Written instruction. Check each line of the records below and collect those holding "this".

Charts and diagrams as code.

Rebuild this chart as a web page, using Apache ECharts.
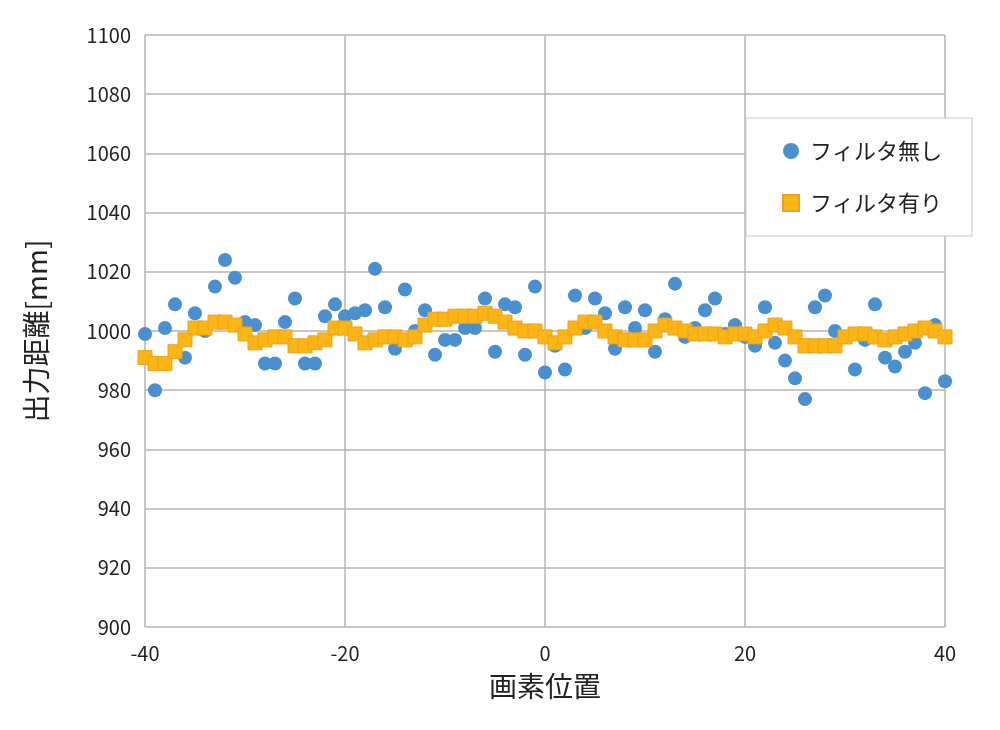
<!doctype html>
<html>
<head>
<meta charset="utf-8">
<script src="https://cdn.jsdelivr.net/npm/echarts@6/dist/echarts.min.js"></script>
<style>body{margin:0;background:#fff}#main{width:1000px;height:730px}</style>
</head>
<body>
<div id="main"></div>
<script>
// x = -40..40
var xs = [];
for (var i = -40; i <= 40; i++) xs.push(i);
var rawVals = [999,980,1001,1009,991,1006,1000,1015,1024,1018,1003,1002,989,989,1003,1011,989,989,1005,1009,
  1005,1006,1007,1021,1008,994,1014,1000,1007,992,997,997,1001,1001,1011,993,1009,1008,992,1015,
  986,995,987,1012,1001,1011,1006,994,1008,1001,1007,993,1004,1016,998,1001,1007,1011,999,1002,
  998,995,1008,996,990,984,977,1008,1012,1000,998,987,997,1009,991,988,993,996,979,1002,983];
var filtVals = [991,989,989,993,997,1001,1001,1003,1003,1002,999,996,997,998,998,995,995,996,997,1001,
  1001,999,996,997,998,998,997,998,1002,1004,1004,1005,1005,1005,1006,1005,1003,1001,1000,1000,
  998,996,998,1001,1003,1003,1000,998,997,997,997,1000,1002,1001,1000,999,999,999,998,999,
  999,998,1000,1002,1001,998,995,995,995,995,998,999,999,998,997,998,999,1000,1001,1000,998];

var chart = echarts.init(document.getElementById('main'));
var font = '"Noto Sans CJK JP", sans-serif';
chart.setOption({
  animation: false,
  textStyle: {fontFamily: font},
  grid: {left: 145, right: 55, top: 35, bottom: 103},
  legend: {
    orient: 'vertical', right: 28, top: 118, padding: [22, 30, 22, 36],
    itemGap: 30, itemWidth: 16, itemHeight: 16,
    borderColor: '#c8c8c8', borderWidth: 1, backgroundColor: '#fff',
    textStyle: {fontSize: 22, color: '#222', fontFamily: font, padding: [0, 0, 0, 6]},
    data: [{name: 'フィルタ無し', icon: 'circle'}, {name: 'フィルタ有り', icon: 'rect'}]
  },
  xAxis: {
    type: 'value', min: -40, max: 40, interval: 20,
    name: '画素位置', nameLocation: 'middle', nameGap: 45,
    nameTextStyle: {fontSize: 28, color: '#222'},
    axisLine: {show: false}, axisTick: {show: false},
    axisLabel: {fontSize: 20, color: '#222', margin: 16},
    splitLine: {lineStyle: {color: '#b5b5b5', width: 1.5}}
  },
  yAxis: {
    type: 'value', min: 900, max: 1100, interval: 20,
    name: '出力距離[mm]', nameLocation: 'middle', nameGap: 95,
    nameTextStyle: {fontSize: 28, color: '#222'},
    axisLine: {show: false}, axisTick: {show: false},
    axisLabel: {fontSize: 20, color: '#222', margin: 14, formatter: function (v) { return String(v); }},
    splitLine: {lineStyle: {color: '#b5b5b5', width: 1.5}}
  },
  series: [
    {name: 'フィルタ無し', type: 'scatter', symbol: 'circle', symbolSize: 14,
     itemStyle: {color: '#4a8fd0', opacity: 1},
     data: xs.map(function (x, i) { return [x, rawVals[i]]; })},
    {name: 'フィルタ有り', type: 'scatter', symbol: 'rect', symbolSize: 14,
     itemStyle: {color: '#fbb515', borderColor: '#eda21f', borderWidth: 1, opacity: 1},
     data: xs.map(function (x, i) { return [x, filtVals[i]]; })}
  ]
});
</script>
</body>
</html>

--

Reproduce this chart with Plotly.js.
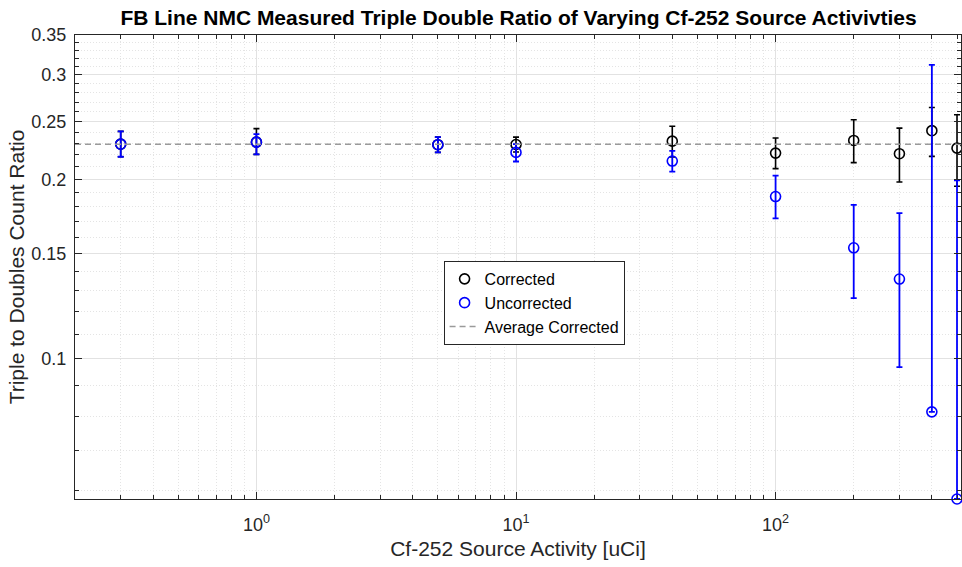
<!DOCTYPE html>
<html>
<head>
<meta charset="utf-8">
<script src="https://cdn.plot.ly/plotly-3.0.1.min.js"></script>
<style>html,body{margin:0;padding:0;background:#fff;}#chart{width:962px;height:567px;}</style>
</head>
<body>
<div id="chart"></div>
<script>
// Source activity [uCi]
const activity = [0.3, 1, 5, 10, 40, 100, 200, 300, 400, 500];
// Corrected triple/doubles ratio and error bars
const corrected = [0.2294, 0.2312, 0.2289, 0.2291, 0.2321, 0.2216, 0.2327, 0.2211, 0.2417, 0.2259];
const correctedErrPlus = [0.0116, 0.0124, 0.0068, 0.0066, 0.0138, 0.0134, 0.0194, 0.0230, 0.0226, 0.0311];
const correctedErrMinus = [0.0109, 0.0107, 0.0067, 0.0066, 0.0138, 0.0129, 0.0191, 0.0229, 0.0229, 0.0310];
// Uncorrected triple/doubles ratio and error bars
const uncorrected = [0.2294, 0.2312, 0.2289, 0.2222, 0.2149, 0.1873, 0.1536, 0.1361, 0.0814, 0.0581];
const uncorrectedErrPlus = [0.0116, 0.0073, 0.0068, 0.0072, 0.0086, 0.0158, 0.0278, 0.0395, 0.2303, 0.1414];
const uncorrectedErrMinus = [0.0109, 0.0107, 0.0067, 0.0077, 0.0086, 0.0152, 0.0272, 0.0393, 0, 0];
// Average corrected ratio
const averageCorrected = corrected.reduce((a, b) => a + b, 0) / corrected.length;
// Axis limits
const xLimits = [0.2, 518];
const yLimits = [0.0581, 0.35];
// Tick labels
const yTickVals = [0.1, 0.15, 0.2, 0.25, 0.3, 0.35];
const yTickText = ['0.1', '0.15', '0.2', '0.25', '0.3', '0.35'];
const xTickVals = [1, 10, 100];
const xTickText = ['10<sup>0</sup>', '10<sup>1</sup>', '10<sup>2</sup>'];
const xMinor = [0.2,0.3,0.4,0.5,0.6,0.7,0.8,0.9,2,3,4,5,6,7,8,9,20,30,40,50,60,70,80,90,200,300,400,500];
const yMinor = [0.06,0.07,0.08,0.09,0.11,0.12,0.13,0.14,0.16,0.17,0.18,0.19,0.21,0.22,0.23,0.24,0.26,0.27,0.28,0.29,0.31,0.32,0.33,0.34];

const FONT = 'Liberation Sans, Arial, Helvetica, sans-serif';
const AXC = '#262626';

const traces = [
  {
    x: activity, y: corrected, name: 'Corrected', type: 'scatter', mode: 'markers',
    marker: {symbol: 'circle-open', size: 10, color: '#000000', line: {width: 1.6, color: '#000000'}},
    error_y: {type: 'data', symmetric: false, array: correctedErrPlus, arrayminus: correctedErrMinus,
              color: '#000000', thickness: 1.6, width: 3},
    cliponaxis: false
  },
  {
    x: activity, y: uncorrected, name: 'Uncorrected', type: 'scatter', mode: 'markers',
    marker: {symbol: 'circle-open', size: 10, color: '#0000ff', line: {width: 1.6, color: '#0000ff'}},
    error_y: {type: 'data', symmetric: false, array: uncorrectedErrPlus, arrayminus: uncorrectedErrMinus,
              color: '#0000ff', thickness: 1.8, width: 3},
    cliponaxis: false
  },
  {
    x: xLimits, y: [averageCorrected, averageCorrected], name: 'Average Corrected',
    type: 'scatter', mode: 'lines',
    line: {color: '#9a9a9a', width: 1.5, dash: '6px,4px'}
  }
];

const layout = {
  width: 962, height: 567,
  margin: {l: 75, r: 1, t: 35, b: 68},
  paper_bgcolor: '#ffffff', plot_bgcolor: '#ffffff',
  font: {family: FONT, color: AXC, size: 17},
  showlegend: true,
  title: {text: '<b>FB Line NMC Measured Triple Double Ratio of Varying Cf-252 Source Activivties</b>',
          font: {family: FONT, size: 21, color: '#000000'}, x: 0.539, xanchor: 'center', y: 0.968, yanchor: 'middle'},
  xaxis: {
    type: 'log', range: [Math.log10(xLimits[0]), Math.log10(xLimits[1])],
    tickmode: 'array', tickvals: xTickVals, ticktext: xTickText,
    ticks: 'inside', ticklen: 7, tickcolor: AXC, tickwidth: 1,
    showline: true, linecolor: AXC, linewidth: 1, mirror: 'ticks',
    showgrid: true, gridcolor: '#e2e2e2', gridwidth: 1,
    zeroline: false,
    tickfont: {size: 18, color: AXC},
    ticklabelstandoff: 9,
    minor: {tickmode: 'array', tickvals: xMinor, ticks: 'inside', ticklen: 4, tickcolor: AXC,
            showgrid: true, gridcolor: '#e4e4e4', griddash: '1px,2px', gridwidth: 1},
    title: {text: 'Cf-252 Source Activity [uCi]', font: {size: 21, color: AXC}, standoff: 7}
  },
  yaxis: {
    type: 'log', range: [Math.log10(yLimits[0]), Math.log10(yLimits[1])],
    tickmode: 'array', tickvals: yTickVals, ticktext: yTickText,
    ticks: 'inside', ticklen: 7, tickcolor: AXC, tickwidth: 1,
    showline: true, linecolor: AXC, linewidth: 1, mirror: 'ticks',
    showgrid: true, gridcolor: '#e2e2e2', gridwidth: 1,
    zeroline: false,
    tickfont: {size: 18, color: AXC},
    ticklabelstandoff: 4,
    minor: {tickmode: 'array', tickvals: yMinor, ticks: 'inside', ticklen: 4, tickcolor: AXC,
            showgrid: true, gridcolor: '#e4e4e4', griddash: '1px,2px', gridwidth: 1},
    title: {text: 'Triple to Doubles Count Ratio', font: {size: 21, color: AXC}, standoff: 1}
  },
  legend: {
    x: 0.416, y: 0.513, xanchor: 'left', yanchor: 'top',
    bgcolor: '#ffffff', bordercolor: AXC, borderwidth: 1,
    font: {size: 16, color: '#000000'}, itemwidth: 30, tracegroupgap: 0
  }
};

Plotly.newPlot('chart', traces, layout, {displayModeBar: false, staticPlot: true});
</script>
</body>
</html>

Answer for the task.
Rebuild this chart as a web page, using Apache ECharts.
Reproduce this chart with Plotly.js.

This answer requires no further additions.